Twenty Thousand Lives Behind Walls

Between 1906 and 1936, more than 20,000 people were detained in the Lushun Prison. The inmates were overwhelmingly activists -- independence fighters from Manchuria and Korea who resisted Japanese colonial rule, along with anti-war dissidents from the Soviet Union, Egypt, and even Japan itself. The most famous prisoner was An Jung-geun, who assassinated Ito Hirobumi at Harbin railway station in October 1909 and was executed at Lushun the following March. Other notable detainees included Lee Hoe-yeong and Sin Chaeho, both prominent figures in the Korean independence movement. Between 1942 and August 1945, approximately 700 prisoners were executed. The prison housed torture chambers, solitary confinement blocks, and an execution room -- all of which are preserved in the current museum. Each cell originally held up to ten prisoners, watched from guard towers positioned to surveil multiple cell blocks simultaneously.

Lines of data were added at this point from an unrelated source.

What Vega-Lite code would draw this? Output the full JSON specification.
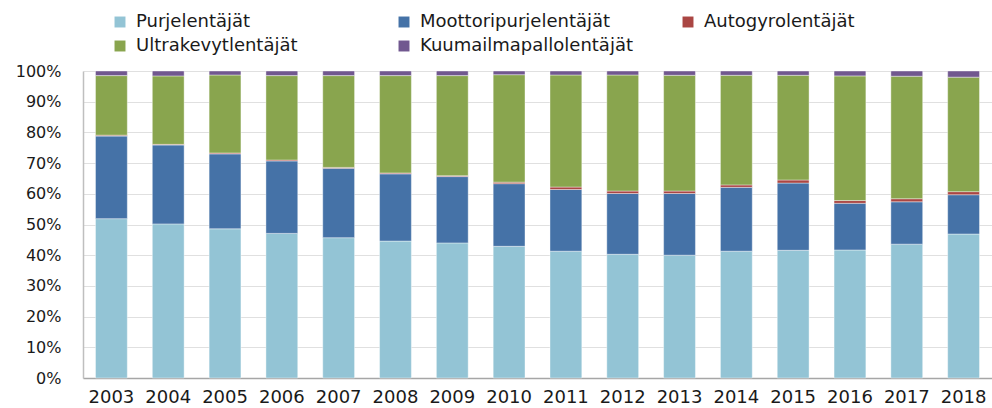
{
  "$schema": "https://vega.github.io/schema/vega-lite/v6.json",
  "width": 909,
  "height": 307,
  "autosize": {"type": "none"},
  "padding": {"left": 83, "top": 71, "right": 0, "bottom": 30},
  "background": "#FFFFFF",
  "data": {
    "values": [
      {"year": "2003", "cat": "Purjelentäjät", "o": 1, "v": 51.9},
      {"year": "2003", "cat": "Moottoripurjelentäjät", "o": 2, "v": 26.9},
      {"year": "2003", "cat": "Autogyrolentäjät", "o": 3, "v": 0.3},
      {"year": "2003", "cat": "Ultrakevytlentäjät", "o": 4, "v": 19.4},
      {"year": "2003", "cat": "Kuumailmapallolentäjät", "o": 5, "v": 1.5},
      {"year": "2004", "cat": "Purjelentäjät", "o": 1, "v": 50.2},
      {"year": "2004", "cat": "Moottoripurjelentäjät", "o": 2, "v": 25.7},
      {"year": "2004", "cat": "Autogyrolentäjät", "o": 3, "v": 0.2},
      {"year": "2004", "cat": "Ultrakevytlentäjät", "o": 4, "v": 22.3},
      {"year": "2004", "cat": "Kuumailmapallolentäjät", "o": 5, "v": 1.6},
      {"year": "2005", "cat": "Purjelentäjät", "o": 1, "v": 48.6},
      {"year": "2005", "cat": "Moottoripurjelentäjät", "o": 2, "v": 24.4},
      {"year": "2005", "cat": "Autogyrolentäjät", "o": 3, "v": 0.3},
      {"year": "2005", "cat": "Ultrakevytlentäjät", "o": 4, "v": 25.4},
      {"year": "2005", "cat": "Kuumailmapallolentäjät", "o": 5, "v": 1.3},
      {"year": "2006", "cat": "Purjelentäjät", "o": 1, "v": 47.1},
      {"year": "2006", "cat": "Moottoripurjelentäjät", "o": 2, "v": 23.6},
      {"year": "2006", "cat": "Autogyrolentäjät", "o": 3, "v": 0.3},
      {"year": "2006", "cat": "Ultrakevytlentäjät", "o": 4, "v": 27.5},
      {"year": "2006", "cat": "Kuumailmapallolentäjät", "o": 5, "v": 1.5},
      {"year": "2007", "cat": "Purjelentäjät", "o": 1, "v": 45.7},
      {"year": "2007", "cat": "Moottoripurjelentäjät", "o": 2, "v": 22.6},
      {"year": "2007", "cat": "Autogyrolentäjät", "o": 3, "v": 0.3},
      {"year": "2007", "cat": "Ultrakevytlentäjät", "o": 4, "v": 29.9},
      {"year": "2007", "cat": "Kuumailmapallolentäjät", "o": 5, "v": 1.5},
      {"year": "2008", "cat": "Purjelentäjät", "o": 1, "v": 44.6},
      {"year": "2008", "cat": "Moottoripurjelentäjät", "o": 2, "v": 21.9},
      {"year": "2008", "cat": "Autogyrolentäjät", "o": 3, "v": 0.3},
      {"year": "2008", "cat": "Ultrakevytlentäjät", "o": 4, "v": 31.7},
      {"year": "2008", "cat": "Kuumailmapallolentäjät", "o": 5, "v": 1.5},
      {"year": "2009", "cat": "Purjelentäjät", "o": 1, "v": 44.0},
      {"year": "2009", "cat": "Moottoripurjelentäjät", "o": 2, "v": 21.6},
      {"year": "2009", "cat": "Autogyrolentäjät", "o": 3, "v": 0.3},
      {"year": "2009", "cat": "Ultrakevytlentäjät", "o": 4, "v": 32.6},
      {"year": "2009", "cat": "Kuumailmapallolentäjät", "o": 5, "v": 1.5},
      {"year": "2010", "cat": "Purjelentäjät", "o": 1, "v": 42.9},
      {"year": "2010", "cat": "Moottoripurjelentäjät", "o": 2, "v": 20.4},
      {"year": "2010", "cat": "Autogyrolentäjät", "o": 3, "v": 0.5},
      {"year": "2010", "cat": "Ultrakevytlentäjät", "o": 4, "v": 35.0},
      {"year": "2010", "cat": "Kuumailmapallolentäjät", "o": 5, "v": 1.2},
      {"year": "2011", "cat": "Purjelentäjät", "o": 1, "v": 41.3},
      {"year": "2011", "cat": "Moottoripurjelentäjät", "o": 2, "v": 20.1},
      {"year": "2011", "cat": "Autogyrolentäjät", "o": 3, "v": 0.8},
      {"year": "2011", "cat": "Ultrakevytlentäjät", "o": 4, "v": 36.5},
      {"year": "2011", "cat": "Kuumailmapallolentäjät", "o": 5, "v": 1.3},
      {"year": "2012", "cat": "Purjelentäjät", "o": 1, "v": 40.3},
      {"year": "2012", "cat": "Moottoripurjelentäjät", "o": 2, "v": 19.8},
      {"year": "2012", "cat": "Autogyrolentäjät", "o": 3, "v": 0.8},
      {"year": "2012", "cat": "Ultrakevytlentäjät", "o": 4, "v": 37.8},
      {"year": "2012", "cat": "Kuumailmapallolentäjät", "o": 5, "v": 1.3},
      {"year": "2013", "cat": "Purjelentäjät", "o": 1, "v": 40.0},
      {"year": "2013", "cat": "Moottoripurjelentäjät", "o": 2, "v": 20.1},
      {"year": "2013", "cat": "Autogyrolentäjät", "o": 3, "v": 0.8},
      {"year": "2013", "cat": "Ultrakevytlentäjät", "o": 4, "v": 37.7},
      {"year": "2013", "cat": "Kuumailmapallolentäjät", "o": 5, "v": 1.4},
      {"year": "2014", "cat": "Purjelentäjät", "o": 1, "v": 41.3},
      {"year": "2014", "cat": "Moottoripurjelentäjät", "o": 2, "v": 20.8},
      {"year": "2014", "cat": "Autogyrolentäjät", "o": 3, "v": 0.8},
      {"year": "2014", "cat": "Ultrakevytlentäjät", "o": 4, "v": 35.7},
      {"year": "2014", "cat": "Kuumailmapallolentäjät", "o": 5, "v": 1.4},
      {"year": "2015", "cat": "Purjelentäjät", "o": 1, "v": 41.6},
      {"year": "2015", "cat": "Moottoripurjelentäjät", "o": 2, "v": 21.9},
      {"year": "2015", "cat": "Autogyrolentäjät", "o": 3, "v": 1.0},
      {"year": "2015", "cat": "Ultrakevytlentäjät", "o": 4, "v": 34.1},
      {"year": "2015", "cat": "Kuumailmapallolentäjät", "o": 5, "v": 1.4},
      {"year": "2016", "cat": "Purjelentäjät", "o": 1, "v": 41.7},
      {"year": "2016", "cat": "Moottoripurjelentäjät", "o": 2, "v": 15.2},
      {"year": "2016", "cat": "Autogyrolentäjät", "o": 3, "v": 0.9},
      {"year": "2016", "cat": "Ultrakevytlentäjät", "o": 4, "v": 40.6},
      {"year": "2016", "cat": "Kuumailmapallolentäjät", "o": 5, "v": 1.6},
      {"year": "2017", "cat": "Purjelentäjät", "o": 1, "v": 43.6},
      {"year": "2017", "cat": "Moottoripurjelentäjät", "o": 2, "v": 13.8},
      {"year": "2017", "cat": "Autogyrolentäjät", "o": 3, "v": 1.0},
      {"year": "2017", "cat": "Ultrakevytlentäjät", "o": 4, "v": 39.9},
      {"year": "2017", "cat": "Kuumailmapallolentäjät", "o": 5, "v": 1.7},
      {"year": "2018", "cat": "Purjelentäjät", "o": 1, "v": 46.9},
      {"year": "2018", "cat": "Moottoripurjelentäjät", "o": 2, "v": 12.8},
      {"year": "2018", "cat": "Autogyrolentäjät", "o": 3, "v": 1.0},
      {"year": "2018", "cat": "Ultrakevytlentäjät", "o": 4, "v": 37.3},
      {"year": "2018", "cat": "Kuumailmapallolentäjät", "o": 5, "v": 2.0}
    ]
  },
  "mark": {"type": "bar", "stroke": "#FFFFFF", "strokeWidth": 0.8, "strokeOpacity": 0.5},
  "encoding": {
    "x": {
      "field": "year",
      "type": "ordinal",
      "title": null,
      "scale": {"paddingInner": 0.44, "paddingOuter": 0.22},
      "axis": {
        "labelAngle": 0,
        "labelFont": "DejaVu Sans",
        "labelFontSize": 18,
        "labelColor": "#1A1A1A",
        "labelPadding": 10,
        "labelOverlap": false,
        "ticks": false,
        "domainColor": "#A6A6A6",
        "domainWidth": 1.5
      }
    },
    "y": {
      "field": "v",
      "type": "quantitative",
      "stack": "normalize",
      "title": null,
      "scale": {"domain": [0, 1], "nice": false},
      "axis": {
        "values": [0, 0.1, 0.2, 0.3, 0.4, 0.5, 0.6, 0.7, 0.8, 0.9, 1],
        "format": ".0%",
        "labelFont": "DejaVu Sans",
        "labelFontSize": 16,
        "labelColor": "#1A1A1A",
        "labelPadding": 22,
        "ticks": false,
        "domainColor": "#BFBFBF",
        "domainWidth": 1.5,
        "grid": true,
        "gridColor": "#E0E0E0",
        "gridWidth": 1
      }
    },
    "color": {
      "field": "cat",
      "type": "nominal",
      "scale": {
        "domain": ["Purjelentäjät", "Moottoripurjelentäjät", "Autogyrolentäjät", "Ultrakevytlentäjät", "Kuumailmapallolentäjät"],
        "range": ["#93C4D5", "#4572A7", "#AA4643", "#89A54E", "#71588F"]
      },
      "legend": {
        "title": null,
        "orient": "none",
        "direction": "horizontal",
        "legendX": 28,
        "legendY": -58,
        "columns": 3,
        "gridAlign": "all",
        "columnPadding": 46,
        "rowPadding": 6,
        "symbolType": "square",
        "symbolSize": 120,
        "symbolStrokeWidth": 0,
        "labelFont": "DejaVu Sans",
        "labelFontSize": 18,
        "labelColor": "#1A1A1A",
        "labelLimit": 400,
        "labelOffset": 7
      }
    },
    "order": {"field": "o", "type": "quantitative"}
  },
  "config": {
    "view": {"stroke": null}
  }
}
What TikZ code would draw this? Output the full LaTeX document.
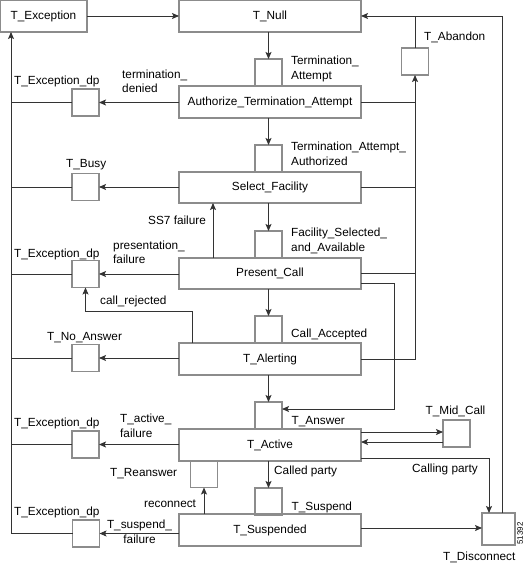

From Incarceration to Remembrance

When Soviet troops entered Lushunkou in August 1945, the prison was shut down. For over two decades it sat empty, until July 1971 when the facility was reopened as the Former Japanese Lushun Prison memorial. In 1988, the site was designated as one of China's Major Historical and Cultural Sites Protected at the National Level, a recognition that placed it among the country's most important heritage properties. It now operates as the Former Lushun Russo-Japanese Prison Museum, drawing visitors from China, Korea, and Japan alike. The museum preserves the original cell blocks, workshops, torture rooms, and burial grounds. Exhibition buildings -- converted from prison warehouses -- house artifacts including Nogi Maresuke's poem stele from the Battle of Nanshan. For Korean visitors especially, the prison holds deep national significance: it was here that some of their country's most revered independence fighters were imprisoned and killed. The prison stands as testimony that colonial rule was sustained not only by armies and navies but by the quieter machinery of detention, punishment, and execution.

From the Air

Located at 38.82N, 121.26E in central Lushunkou District, Dalian. The prison complex is identifiable from altitude as a cluster of low buildings with distinctive courtyard layouts. Dalian Zhoushuizi International Airport (ZYTL) is approximately 36 km northeast. The prison sits near the Lushun Naval Port. Best observed at 2,000-3,000 ft.